Using esbuild with metafile , the build outputs a dependency graph. Dependencies are grouped and merged into combo bundles.

3. Multi‑Package (Combo) Packaging

Combo packaging can cause export name conflicts and sub‑path explosion. Conflicts are resolved by prefixing export names with the package name during build and stripping the prefix at runtime via a hydrate helper.

// Build‑time injection
export { packageName_exportName } from 'packageName';

// Runtime hydration
var __WEBPACK_EXTERNAL_MODULE_pkg_ = __EDEN_COMBO_HYDRATE__(
  __WEBPACK_EXTERNAL_MODULE_pkg_$0,
  "packageName"
);

4. Sub‑Path Consolidation

Many packages import deep sub‑paths (e.g., @babel/runtime/helpers/esm/inheritsLoose ). By consolidating them under a single import map entry ( @babel/runtime ) and using runtime hydration, the import map size is dramatically reduced.

5. Tree Shaking

During the pre‑build phase, only the specifiers actually used are exported, e.g.:

export { cloneDeep } from 'lodash-es';
export { Spin } from '@douyinfe/semi-ui';

6. Polyfill Safety

Depending on the target runtime (Modern, PC‑Legacy, Mobile‑Legacy), appropriate polyfills are injected: native import‑map polyfill for modern browsers, full browserlist‑based polyfills plus SystemJS for legacy environments.

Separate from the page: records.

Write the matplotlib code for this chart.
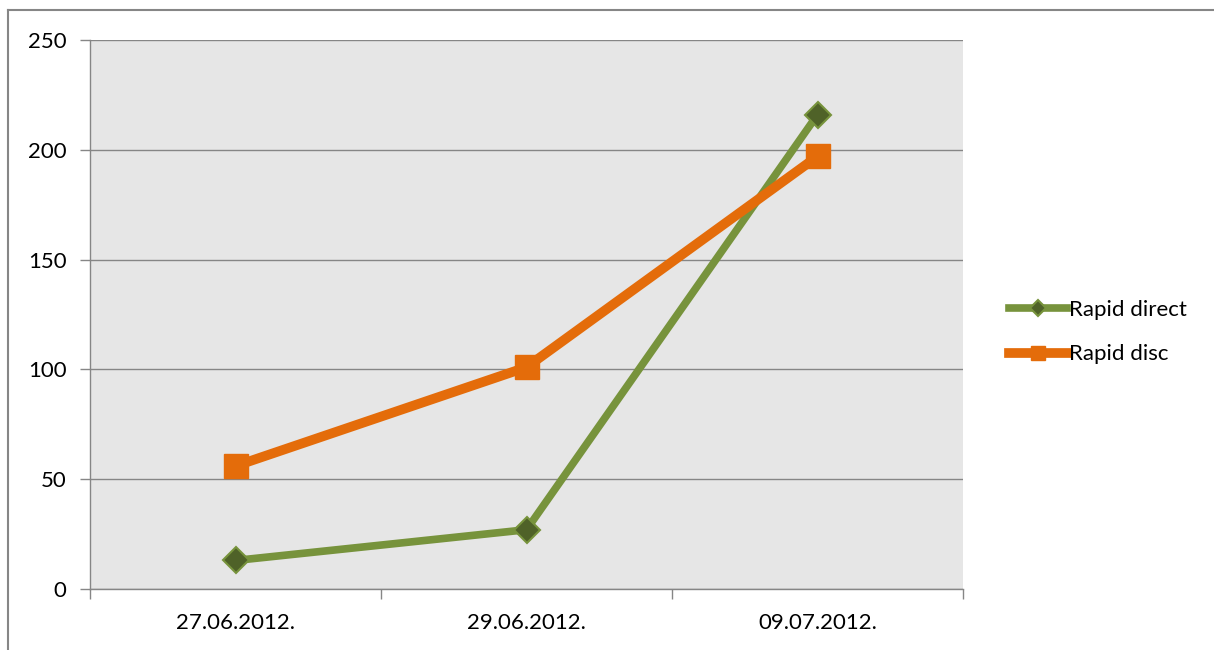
import numpy as np
import matplotlib.pyplot as plt
from matplotlib.lines import Line2D

# chart data
dates = ["27.06.2012.", "29.06.2012.", "09.07.2012."]
rapid_direct = [13, 27, 216]
rapid_disc = [56, 101, 197]
y_ticks = [0, 50, 100, 150, 200, 250]

GRID = '#868686'
GREEN = '#77933C'
GREEN_DARK = '#4F6228'
ORANGE = '#E46C0A'

plt.rcParams['font.family'] = ['Lato', 'DejaVu Sans']

fig = plt.figure(figsize=(12.14, 6.5), dpi=100)
ax = fig.add_axes([90 / 1214, 61 / 650, 873 / 1214, 549 / 650])
ax.set_facecolor('#E6E6E6')

x = np.arange(len(dates))
ax.plot(x, rapid_direct, color=GREEN, lw=5.5, marker='D', ms=13,
        mfc=GREEN_DARK, mec=GREEN, mew=1.5, label='Rapid direct', zorder=3)
ax.plot(x, rapid_disc, color=ORANGE, lw=7, marker='s', ms=17,
        mfc=ORANGE, mec=ORANGE, label='Rapid disc', zorder=4)

ax.set_xlim(-0.5, len(dates) - 0.5)
ax.set_ylim(0, 250)
ax.set_yticks(y_ticks)
ax.set_xticks(np.arange(len(dates) + 1) - 0.5)
ax.set_xticklabels([])
ax.set_xticks(x, minor=True)
ax.set_xticklabels(dates, minor=True)
ax.tick_params(axis='x', which='major', length=7, color=GRID, width=1)
ax.tick_params(axis='x', which='minor', length=0, pad=17, labelsize=16)
ax.tick_params(axis='y', length=7, color=GRID, width=1, labelsize=16, pad=10)

ax.yaxis.grid(True, color=GRID, lw=1)
ax.set_axisbelow(True)
for s in ['top', 'right']:
    ax.spines[s].set_visible(False)
for s in ['left', 'bottom']:
    ax.spines[s].set_color(GRID)
    ax.spines[s].set_linewidth(1)

ax.legend(loc='center left', bbox_to_anchor=(1.03, 0.468), frameon=False,
          fontsize=16, handlelength=2.6, handletextpad=0.1, labelspacing=1.1,
          markerscale=0.6)

# outer chart border (only top and left visible)
fig.add_artist(Line2D([8 / 1214, 1], [1 - 10 / 650, 1 - 10 / 650],
                      transform=fig.transFigure, color=GRID, lw=1.5))
fig.add_artist(Line2D([8 / 1214, 8 / 1214], [0, 1 - 10 / 650],
                      transform=fig.transFigure, color=GRID, lw=1.5))

fig.savefig('out.png', dpi=100)
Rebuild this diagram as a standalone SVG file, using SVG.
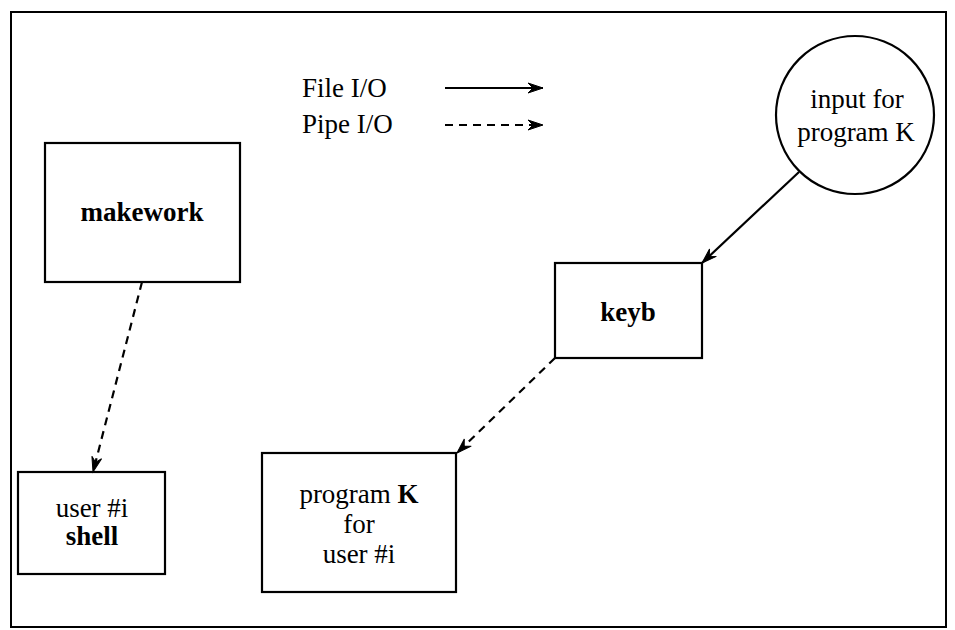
<svg xmlns="http://www.w3.org/2000/svg" width="955" height="630" viewBox="0 0 955 630">
<style>
.box{fill:#fff;stroke:#000;stroke-width:2.2}
.t{font-family:"Liberation Serif","Times New Roman",serif;font-size:27px;fill:#000;text-anchor:middle}
.l{font-family:"Liberation Serif","Times New Roman",serif;font-size:27px;fill:#000}
.b{font-weight:bold}
.c{fill:none;stroke:#000;stroke-width:2.2}
.d{stroke-dasharray:8 6}
</style>
<defs>
<marker id="ah" markerUnits="userSpaceOnUse" markerWidth="20" markerHeight="14" viewBox="-16 -7 18 14" refX="0" refY="0" orient="auto">
<path d="M0,0 L-15,-5 L-10,0 L-15,5 Z" fill="#000" stroke="#000" stroke-width="1"/>
</marker>
</defs>
<rect x="11" y="12" width="935" height="615" fill="#fff" stroke="#000" stroke-width="2"/>
<g id="legend">
<text class="l" x="302" y="97">File I/O</text>
<text class="l" x="302" y="133">Pipe I/O</text>
<line class="c" x1="445" y1="88" x2="543" y2="88" marker-end="url(#ah)"/>
<line class="c d" x1="445" y1="125" x2="543" y2="125" marker-end="url(#ah)"/>
</g>
<g id="makework">
<rect class="box" x="45" y="143" width="195" height="139"/>
<text class="t b" x="142" y="221">makework</text>
</g>
<g id="input">
<circle class="box" cx="855" cy="115" r="79"/>
<text class="t" x="857" y="108">input for</text>
<text class="t" x="856" y="141">program K</text>
</g>
<g id="keyb">
<rect class="box" x="555" y="263" width="147" height="95"/>
<text class="t b" x="628" y="321">keyb</text>
</g>
<g id="shell">
<rect class="box" x="18" y="472" width="147" height="102"/>
<text class="t" x="92" y="517">user #i</text>
<text class="t b" x="92" y="545">shell</text>
</g>
<g id="programK">
<rect class="box" x="262" y="453" width="194" height="139"/>
<text class="t" x="359" y="503">program <tspan class="b">K</tspan></text>
<text class="t" x="359" y="533">for</text>
<text class="t" x="359" y="563">user #i</text>
</g>
<g id="connectors">
<line class="c" x1="799" y1="172" x2="702" y2="263" marker-end="url(#ah)"/>
<line class="c d" x1="555" y1="358" x2="457" y2="453" marker-end="url(#ah)"/>
<line class="c d" x1="142" y1="282" x2="93" y2="472" marker-end="url(#ah)"/>
</g>
</svg>
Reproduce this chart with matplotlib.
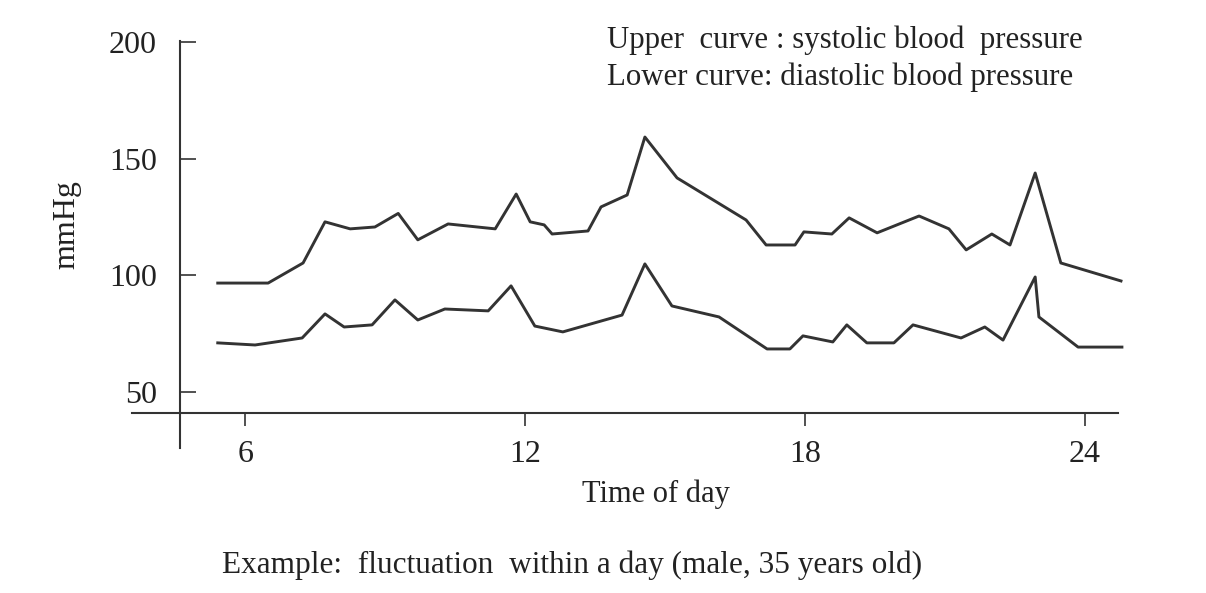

7. Localized Artifact Deployment

After CDN upload, a plugin fetches the artifacts, writes them to a local directory, and serves them via a dev‑server middleware. The import map URLs are rewritten to point to these local static assets, enabling local debugging and private deployment.

Conclusion

The article covered bundle‑less from the perspectives of bundle splitting, no‑bundle development services, and modular dependency distribution, providing both a conceptual overview and a concrete self‑developed implementation.